### The exercise
From the listing below, pull out all lines with "chart" in them.

### Available data
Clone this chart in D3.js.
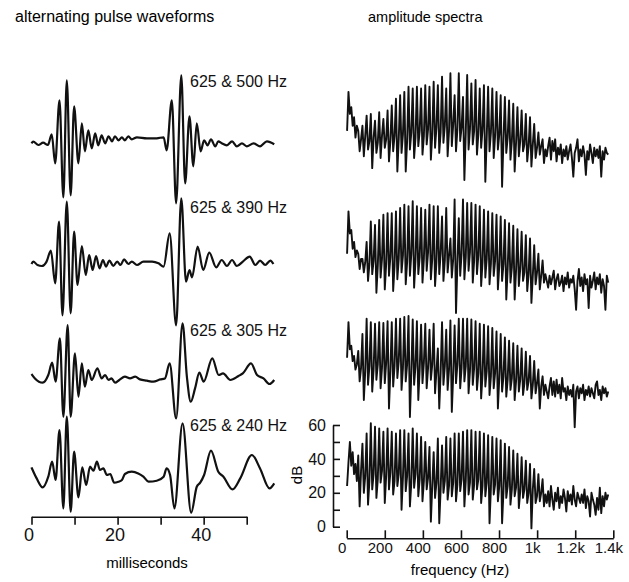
<!DOCTYPE html>
<html>
<head>
<meta charset="utf-8">
<script src="https://cdn.jsdelivr.net/npm/d3@7"></script>
<style>
body { margin: 0; background: #fff; }
svg { display: block; font-family: "Liberation Sans", Arial, sans-serif; }
</style>
</head>
<body>
<svg id="chart" width="629" height="582"></svg>
<script>
// pulse pair labels, one per row
var pairLabels = ["625 & 500 Hz", "625 & 390 Hz", "625 & 305 Hz", "625 & 240 Hz"];

// waveforms: [milliseconds, amplitude] at the turning points of each trace
var wave500 = [[0,0],[0.4,1.7],[1.6,-1.7],[2.7,0.7],[3.8,-1.7],[4.7,9],[5.5,-20],[6.5,43],[7.4,-54],[8.2,63],[9.1,-52],[9.9,37],[10.9,-20],[11.7,20],[12.4,-8],[13.2,13],[14.0,-5],[14.8,10],[15.5,-2],[16.3,8],[17.1,0],[17.9,7],[18.7,2],[19.4,7],[20.2,3],[21.0,6],[21.7,3],[22.5,7],[23.3,4],[24.5,6],[26.8,5],[29.1,5],[30.7,6],[31.4,-7],[32.6,43],[33.6,-60],[34.8,68],[35.7,-40],[36.7,27],[37.6,-23],[38.4,20],[39.3,-8],[40.1,3],[40.9,-2],[41.7,4],[42.7,-3],[43.4,2],[44.2,0],[45.4,-2],[46.6,2],[47.7,-3],[48.9,0],[50.0,-3],[51.6,0],[53.1,-3],[54.7,2],[56.4,-1]];
var wave390 = [[0,-0.7],[0.4,1.7],[1.4,-1.7],[2.4,-2.7],[3.5,1.7],[4.5,12.7],[5.5,-20],[6.4,41.7],[7.2,-52],[8.2,61.7],[9.1,-50],[9.9,31.7],[10.7,-21.7],[11.7,17.3],[12.6,-11.7],[13.4,8.3],[14.2,-6.7],[15.0,7.3],[15.8,-5],[16.6,3.3],[17.3,-3.3],[18.1,2.7],[19.0,-2.7],[19.9,1.7],[20.7,-1.7],[21.5,4],[22.5,-0.7],[23.3,1.7],[24.5,-1.7],[26.0,1.7],[28.0,1.7],[29.5,0],[30.7,-3.3],[32.1,30],[33.6,-62],[34.8,65],[35.9,-18.3],[36.7,-6.7],[37.3,-14],[38.6,16.7],[39.9,-6.7],[41.3,10.7],[42.9,-4],[44.2,3.3],[45.4,-2.7],[46.6,3.3],[47.7,-2.7],[49.1,1.7],[50.7,6.7],[52.0,-1.7],[53.1,2.7],[54.3,-1.7],[55.5,2.7],[56.2,-0.7]];
var wave305 = [[0,2.7],[0.8,-1.7],[2.6,-6],[3.9,1.7],[4.8,14],[5.6,-5],[6.6,38.3],[7.4,-40],[8.4,51.7],[9.1,-40],[10.1,23.3],[10.9,-20],[11.7,13.3],[12.4,-10],[13.2,6.7],[14.0,-3.3],[15.3,8.3],[16.3,-1.7],[17.1,1.7],[17.9,-3.3],[18.6,-1.7],[19.4,-6],[20.4,-3.3],[21.7,0],[22.9,-1.7],[24.1,0],[25.2,-2.7],[26.8,-4],[28.3,-5],[29.9,-2.7],[31.0,-1.7],[32.1,13.3],[33.6,-41.7],[35.1,53.3],[36.1,0],[37.0,-25],[38.0,-11.7],[39.0,4],[40.0,-5],[42.0,18.3],[43.5,1.7],[44.5,3.3],[46.2,-3.3],[48.1,0.7],[49.1,3.3],[51.0,13.3],[52.4,1.7],[53.9,-1.7],[55.3,-7.3],[56.4,-3.3]];
var wave240 = [[0,9.3],[1.2,-1.7],[2.6,-10.7],[3.9,0],[4.8,15],[5.6,-3.3],[6.5,46.7],[7.4,-31.7],[8.2,60],[9.1,-35],[9.9,25],[10.9,-20.7],[11.8,9.3],[12.7,-8.3],[13.6,10],[14.4,6],[15.2,15],[15.9,6.7],[16.7,8.3],[17.5,1.7],[18.3,2.7],[19.2,-6],[20.2,-5],[21.0,-3.3],[21.7,2.7],[23.3,5],[24.8,3.3],[26.0,0],[27.2,-5],[29.1,-4],[30.7,0],[31.4,8.3],[32.2,1.7],[33.2,-31.7],[35.1,53.3],[37.1,-36],[38.4,-10],[39.2,-6],[40.1,1.7],[41.7,26],[43.4,5],[44.6,0],[46.7,-12.7],[48.5,-1.7],[51.2,21.7],[53.1,8.3],[55.3,-11.7],[56.4,-6.7]];

// spectra in dB, one value per 7.33 Hz bin starting at 2 Hz
var specStart = 2, specStep = 22 / 3;
var spec500 = [30, 53, 40, 44, 33, 38, 26, 33,
  30,18,25, 33,15,27, 39,19,24, 40,8,26, 36,17,23, 41,14,27, 37,20,25, 42,12,24,
  45,18,27, 49,6,25, 51,17,28, 53,6,24, 56,19,29, 55,14,26, 56,21,30, 55,16,27,
  57,22,31, 56,13,28, 59,20,32, 57,17,29, 62,23,33, 55,15,30, 64,21,34, 51,18,31,
  64,24,32, 50,1,29, 63,19,31, 58,22,30, 60,16,28, 55,20,31, 57,0,26, 56,18,29,
  55,14,27, 53,19,28, 51,-3,25, 50,17,26, 48,13,24, 46,6,23, 44,15,24, 42,18,22,
  40,12,21, 38,9,22, 34,14,20, 29,16,21, 25,11,19,
  15,21,26,13,24,18,25,12,20,16,22,11,19,15,21,13,18,22,14,3,17,20,25,12,19,15,21,16,4,18,13,22,17,11,20,15,19,14,21,3,18,13,20,17,16];
var spec390 = [33, 58, 45, 47, 36, 40, 31, 35,
  33,24,30, 30,22,28, 40,17,27, 52,21,29, 50,10,26, 53,19,30, 56,12,27, 57,20,31,
  57,11,26, 58,18,30, 60,22,32, 62,15,28, 61,20,33, 64,13,29, 61,21,31, 60,16,30,
  59,23,34, 62,18,30, 61,14,28, 61,21,33, 55,17,29, 60,22,32, 42,19,30, 65,-2,27,
  54,20,33, 65,18,31, 63,23,34, 63,16,29, 62,21,32, 61,14,28, 59,19,30, 58,15,27,
  57,20,29, 56,12,26, 55,17,27, 53,6,24, 51,16,25, 49.5,6,23, 47.5,14,24, 46,17,22,
  44,11,21, 42,4,20, 38,15,22, 33,12,20, 29,16,21,
  17,13,20,15,19,23,12,18,21,14,16,20,11,19,15,22,13,18,16,20,12,0,17,24,14,19,11,21,15,18,1,20,13,17,22,12,19,15,21,10,18,14,0,20,16];
var spec305 = [36, 57, 41, 43, 34, 37, 29, 32,
  40,22,30, 50,11,28, 59,20,31, 57,16,29, 56,23,32, 57,18,30, 56.5,21,33, 57.5,6,28,
  57,19,31, 59,24,34, 59,17,30, 60,22,32, 60.6,1,27, 58.5,20,31, 57.5,11,29, 55.5,21,33,
  56,18,30, 52.5,23,32, 56,15,28, 41.5,6,27, 57,20,31, 52.5,17,29, 58,4,26, 55,21,32,
  59,18,30, 59,22,31, 59,15,28, 58.5,20,30, 57.5,17,27, 56,12,26, 55.5,19,28, 54.5,14,25,
  53.5,18,27, 51.5,6,24, 50,16,25, 48,13,23, 46,17,24, 44.5,11,22, 43,16,23, 41.5,14,21,
  39.5,17,22, 37,12,20, 34,15,21, 29,6,19, 25,14,20,
  16,12,19,24,14,22,13,23,15,20,12,24,16,18,11,19,14,17,13,20,-5,16,19,12,18,15,20,11,17,14,19,13,18,15,12,20,22,14,17,11,19,15,18,13,16];
var spec240 = [24, 38, 50, 36, 44, 31, 37, 27,
  42,12,33, 49,20,30, 55,13,27, 61,22,31, 59,17,28, 58,26,33, 56,14,30, 58,22,32,
  56,19,27, 55,24,31, 57,10,29, 57,21,30, 55,12,26, 58,23,31, 55,18,28, 53,15,27,
  50,22,29, 47,3,24, 44,17,26, 52,2,22, 48,20,27, 53,16,24, 52,18,26, 55,15,25,
  55,21,28, 56,12,27, 57,19,26, 57,16,25, 56,22,28, 56,14,24, 55,18,26, 54,2,23,
  53,19,25, 52,15,24, 51,2,21, 49,17,24, 47,13,22, 45,18,23, 43,11,21, 41,17,22,
  39,14,20, 37,-1,22, 34,14,18, 31,15,20, 28,12,19,
  14,21,12,24,16,10,20,15,23,11,18,14,22,17,9,21,15,19,13,24,16,12,20,17,14,19,14,22,11,18,15,6,20,16,13,7,17,10,23,8,18,12,20,16,19];

var timeTicks = [0, 10, 20, 30, 40, 50];
var freqTicks = [0, 200, 400, 600, 800, 1000, 1200, 1400];
var dbTicks = [0, 10, 20, 30, 40, 50, 60];

var svg = d3.select("#chart");
var waves = [wave500, wave390, wave305, wave240];
var spectra = [spec500, spec390, spec305, spec240];
var waveBase = [143.3, 263.3, 376.7, 476.7];
var specShift = [345, 217, 108, 0];
var labelY = [87, 213, 336, 431];

// ---------- left panel: waveforms ----------
var x = d3.scaleLinear().domain([0, 50]).range([31.5, 246.7]);
var amp = d3.scaleLinear().domain([-100, 100]).range([100, -100]);

var waveLine = d3.line()
    .curve(d3.curveMonotoneX)
    .x(function(d) { return x(d[0]); })
    .y(function(d) { return amp(d[1]); });

waves.forEach(function(w, i) {
  svg.append("g")
      .attr("transform", "translate(0," + waveBase[i] + ")")
    .append("path")
      .datum(w)
      .attr("fill", "none")
      .attr("stroke", "#111")
      .attr("stroke-width", 2.2)
      .attr("stroke-linejoin", "round")
      .attr("d", waveLine);
  svg.append("text")
      .attr("x", 190)
      .attr("y", labelY[i])
      .attr("font-size", 16)
      .attr("fill", "#111")
      .text(pairLabels[i]);
});

var xAxis = svg.append("g")
    .attr("transform", "translate(0,516.7)")
    .call(d3.axisBottom(x)
      .tickValues(timeTicks)
      .tickSizeInner(8)
      .tickSizeOuter(0)
      .tickPadding(4)
      .tickFormat(function(d) { return d % 20 === 0 ? d : ""; }));

// ---------- right panel: spectra ----------
var fx = d3.scaleLinear().domain([0, 1400]).range([346.7, 613.3]);
var y = d3.scaleLinear().domain([0, 60]).range([526.7, 425]);

var specLine = d3.line()
    .x(function(d, i) { return fx(specStart + i * specStep); })
    .y(function(d) { return y(d); });

spectra.forEach(function(s, i) {
  svg.append("g")
      .attr("transform", "translate(0," + (-specShift[i]) + ")")
    .append("path")
      .datum(s)
      .attr("fill", "none")
      .attr("stroke", "#111")
      .attr("stroke-width", 1.9)
      .attr("stroke-linejoin", "round")
      .attr("d", specLine);
});

var fAxis = svg.append("g")
    .attr("transform", "translate(0,538.3)")
    .call(d3.axisBottom(fx)
      .tickValues(freqTicks)
      .tickSizeInner(-8)
      .tickSizeOuter(0)
      .tickPadding(4)
      .tickFormat(function(d) { return d < 1000 ? d : (d / 1000) + "k"; }));

var yAxis = svg.append("g")
    .attr("transform", "translate(333,0)")
    .call(d3.axisLeft(y)
      .tickValues(dbTicks)
      .tickSizeInner(-7)
      .tickSizeOuter(0)
      .tickPadding(7)
      .tickFormat(function(d) { return d % 20 === 0 ? d : ""; }));

[xAxis, fAxis, yAxis].forEach(function(a) {
  a.attr("font-family", null);
  a.selectAll("path, line").attr("stroke", "#111").attr("stroke-width", 1.6);
  a.selectAll("text").attr("fill", "#111");
});
xAxis.attr("font-size", 18);
xAxis.selectAll("text").attr("dx", -3);
fAxis.attr("font-size", 15);
fAxis.selectAll("text").attr("dx", -5);
yAxis.attr("font-size", 16);

// titles and axis names
svg.append("text").attr("x", 15).attr("y", 22).attr("font-size", 16)
    .text("alternating pulse waveforms");
svg.append("text").attr("x", 368).attr("y", 22).attr("font-size", 14.5)
    .text("amplitude spectra");
svg.append("text").attr("x", 147).attr("y", 568).attr("font-size", 15)
    .attr("text-anchor", "middle").text("milliseconds");
svg.append("text").attr("x", 460).attr("y", 575).attr("font-size", 15)
    .attr("text-anchor", "middle").text("frequency (Hz)");
svg.append("text").attr("transform", "translate(302,475) rotate(-90)")
    .attr("font-size", 15).attr("text-anchor", "middle").text("dB");
</script>
</body>
</html>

### Solution to the problem
Clone this chart in D3.js.
<svg id="chart" width="629" height="582"></svg>
var svg = d3.select("#chart");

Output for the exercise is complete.